Career Change: When Should You Quit Your Job?

Growing up we are taught to find a good stable career and hold onto it for as long as possible.  The reasons make sense.  A good job leads to good security and good prospects for the future.  A good job can buy you a house, help you raise a family and help when you retire. 

 

But what if you don’t like your good job?

 

  1. If you quit your job tomorrow, what’s the worst thing that could happen?
  2. You have to get another job or find another *way to earn money

*Bank Robbers and Politicians do not represent good career options or value for money

 

And that’s scarier than staying in a job you hate?

To Do List

My To Do List March 2010

When you should make the decision to leave

A UK study conducted in 2012 concluded that we spend approximately 35% of our total waking hours at work (based on an average 50 year paid working life). If you’re in a job that earns you decent money, gives you good paid holiday and helps you do the things you want to do, then congratulations!  You’re obviously in a good position.  But if you’re in a job that earns you decent money, gives you good paid holiday but is making you miserable, all the money in the world isn’t going to help you through the 92,120 hours of your life spent working.

 

Why should you listen to me?

In 2010, I was in a well paid job with good benefits including additional paid holidays.  But the company I worked for changed my job role and I slowly began to grow more worn, tired and miserable.  My job was earning me good money but I was not enjoying it and it was making me ill.  I left in March 2011 without any job to go to.  I knew that if I stayed, I wouldn’t have the energy to apply for other jobs and I would become stuck.  I did the complete opposite of what every job guide, recruiter and career professional tells us we should do.  Yet it’s now 2016 and I have successfully started 1 business by myself, and have been a partner in a second business which I recently sold my stake in. 

 

If I hadn’t made the decision to leave my job in 2011 I would not have moved house, I would not have made new friends, I would not have learnt new skills and most importantly, I would not have met my girlfriend/partner/*evil**genius.  My income is not as high as it was in 2010, but I don’t define success by how much I earn.  I want to continue to build a career out of my writing.  The money I earn from this is worth far more to me than the money I earned from my old job, even when it’s less. 

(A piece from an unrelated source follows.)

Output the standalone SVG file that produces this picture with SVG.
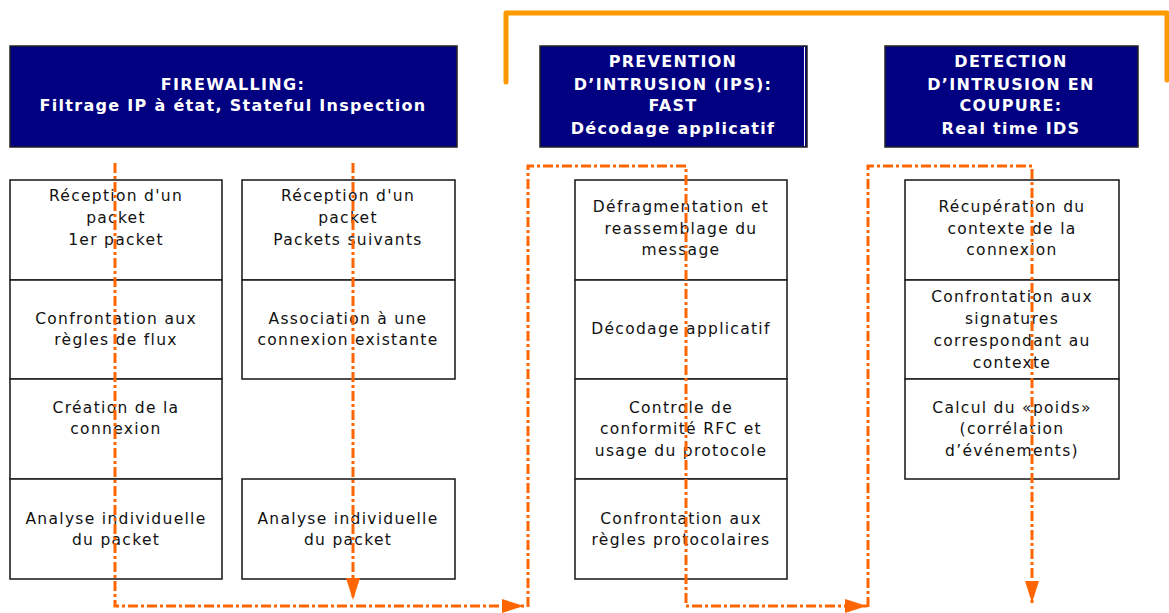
<svg xmlns="http://www.w3.org/2000/svg" width="1169" height="613" viewBox="0 0 1169 613">
<style>
.hdr{fill:#000080;stroke:#222;stroke-width:1.5}
.ht{font-family:"DejaVu Sans","Liberation Sans",sans-serif;font-weight:bold;font-size:16px;fill:#fff;text-anchor:middle;letter-spacing:1.3px}
.box{fill:#fff;stroke:#222;stroke-width:1.6}
.bt{font-family:"DejaVu Sans","Liberation Sans",sans-serif;font-size:15.5px;fill:#111;text-anchor:middle;letter-spacing:1.3px}
.flow{fill:none;stroke:#FF6600;stroke-width:3;stroke-dasharray:10 3 3 3}
</style>
<defs>
<marker id="ah" viewBox="0 0 22 14" refX="22" refY="7" markerWidth="22" markerHeight="14" markerUnits="userSpaceOnUse" orient="auto">
<path d="M0,0 L22,7 L0,14 z" fill="#FF6600"/>
</marker>
</defs>
<rect width="1169" height="613" fill="#fff"/>

<g id="bracket">
<polyline points="506,82 506,13 1167,13 1167,80" fill="none" stroke="#FF9900" stroke-width="5" stroke-linejoin="round" stroke-linecap="round"/>
</g>

<g id="hdr-firewall">
<rect class="hdr" x="10" y="46" width="447" height="101"/>
<text class="ht" x="233" y="90">FIREWALLING:</text>
<text class="ht" x="233" y="111">Filtrage IP à état, Stateful Inspection</text>
</g>
<g id="hdr-ips">
<rect class="hdr" x="540" y="46" width="267" height="101"/>
<line x1="804.5" y1="47" x2="804.5" y2="146" stroke="#fff" stroke-width="1"/>
<text class="ht" x="673" y="67">PREVENTION</text>
<text class="ht" x="673" y="90">D’INTRUSION (IPS):</text>
<text class="ht" x="673" y="111">FAST</text>
<text class="ht" x="673" y="134">Décodage applicatif</text>
</g>
<g id="hdr-ids">
<rect class="hdr" x="885" y="46" width="253" height="101"/>
<text class="ht" x="1011" y="67">DETECTION</text>
<text class="ht" x="1011" y="90">D’INTRUSION EN</text>
<text class="ht" x="1011" y="111">COUPURE:</text>
<text class="ht" x="1011" y="134">Real time IDS</text>
</g>

<g id="fw1-1"><rect class="box" x="10" y="180" width="212" height="100"/>
<text class="bt" x="116" y="201">Réception d'un</text><text class="bt" x="116" y="223">packet</text><text class="bt" x="116" y="245">1er packet</text></g>
<g id="fw1-2"><rect class="box" x="10" y="280" width="212" height="99"/>
<text class="bt" x="116" y="324">Confrontation aux</text><text class="bt" x="116" y="345">règles de flux</text></g>
<g id="fw1-3"><rect class="box" x="10" y="379" width="212" height="100"/>
<text class="bt" x="116" y="413">Création de la</text><text class="bt" x="116" y="434">connexion</text></g>
<g id="fw1-4"><rect class="box" x="10" y="479" width="212" height="100"/>
<text class="bt" x="116" y="524">Analyse individuelle</text><text class="bt" x="116" y="545">du packet</text></g>

<g id="fw2-1"><rect class="box" x="242" y="180" width="213" height="100"/>
<text class="bt" x="348" y="201">Réception d'un</text><text class="bt" x="348" y="223">packet</text><text class="bt" x="348" y="245">Packets suivants</text></g>
<g id="fw2-2"><rect class="box" x="242" y="280" width="213" height="99"/>
<text class="bt" x="348" y="324">Association à une</text><text class="bt" x="348" y="345">connexion existante</text></g>
<g id="fw2-4"><rect class="box" x="242" y="479" width="213" height="100"/>
<text class="bt" x="348" y="524">Analyse individuelle</text><text class="bt" x="348" y="545">du packet</text></g>

<g id="ips-1"><rect class="box" x="575" y="180" width="212" height="100"/>
<text class="bt" x="681" y="212">Défragmentation et</text><text class="bt" x="681" y="234">reassemblage du</text><text class="bt" x="681" y="255">message</text></g>
<g id="ips-2"><rect class="box" x="575" y="280" width="212" height="99"/>
<text class="bt" x="681" y="334">Décodage applicatif</text></g>
<g id="ips-3"><rect class="box" x="575" y="379" width="212" height="100"/>
<text class="bt" x="681" y="413">Controle de</text><text class="bt" x="681" y="434">conformité RFC et</text><text class="bt" x="681" y="456">usage du protocole</text></g>
<g id="ips-4"><rect class="box" x="575" y="479" width="212" height="100"/>
<text class="bt" x="681" y="524">Confrontation aux</text><text class="bt" x="681" y="545">règles protocolaires</text></g>

<g id="ids-1"><rect class="box" x="905" y="180" width="214" height="100"/>
<text class="bt" x="1012" y="212">Récupération du</text><text class="bt" x="1012" y="234">contexte de la</text><text class="bt" x="1012" y="255">connexion</text></g>
<g id="ids-2"><rect class="box" x="905" y="280" width="214" height="99"/>
<text class="bt" x="1012" y="302">Confrontation aux</text><text class="bt" x="1012" y="324">signatures</text><text class="bt" x="1012" y="346">correspondant au</text><text class="bt" x="1012" y="368">contexte</text></g>
<g id="ids-3"><rect class="box" x="905" y="379" width="214" height="100"/>
<text class="bt" x="1012" y="413">Calcul du «poids»</text><text class="bt" x="1012" y="434">(corrélation</text><text class="bt" x="1012" y="456">d’événements)</text></g>

<g id="connectors">
<path class="flow" d="M115,163 V606 H524" marker-end="url(#ah)"/>
<path class="flow" d="M353,163 V600" marker-end="url(#ah)"/>
<path class="flow" d="M528,607 V166 H686 V606 H867" marker-end="url(#ah)"/>
<path class="flow" d="M868,607 V166 H1032 V603" marker-end="url(#ah)"/>
</g>
</svg>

* Only when people are being deliberately stupid

**Except for early in the morning

The goal to go for

The goal to go for

What should you ask yourself before deciding?

Below I have listed a few questions which helped me decide when to leave my job.  If you’re thinking of a career change, I would recommend asking them of yourself.

 

  1. If I don’t know what I want to do, do I know what things I am interested in?
  2. Can I afford to live on a lower income?
  3. What sacrifice(s) am I prepared to make to my lifestyle?
  4. Am I prepared to move to aid my new career?

 

It’s important to ask yourself these questions when you want to change career.  They helped me understand much more about what I want, and what I need to get what I want.  When you’re starting a new career, the wants are things that drive you, but the needs help you get there. 

For example; I want to be a commercially and critically successful author and writer.  I need time and commitment and to sacrifice some luxuries in order to get what I want.  If I had stayed in my old job, or at the other business I was a partner in, I would never have got this far.

 

What if I make the wrong career decision?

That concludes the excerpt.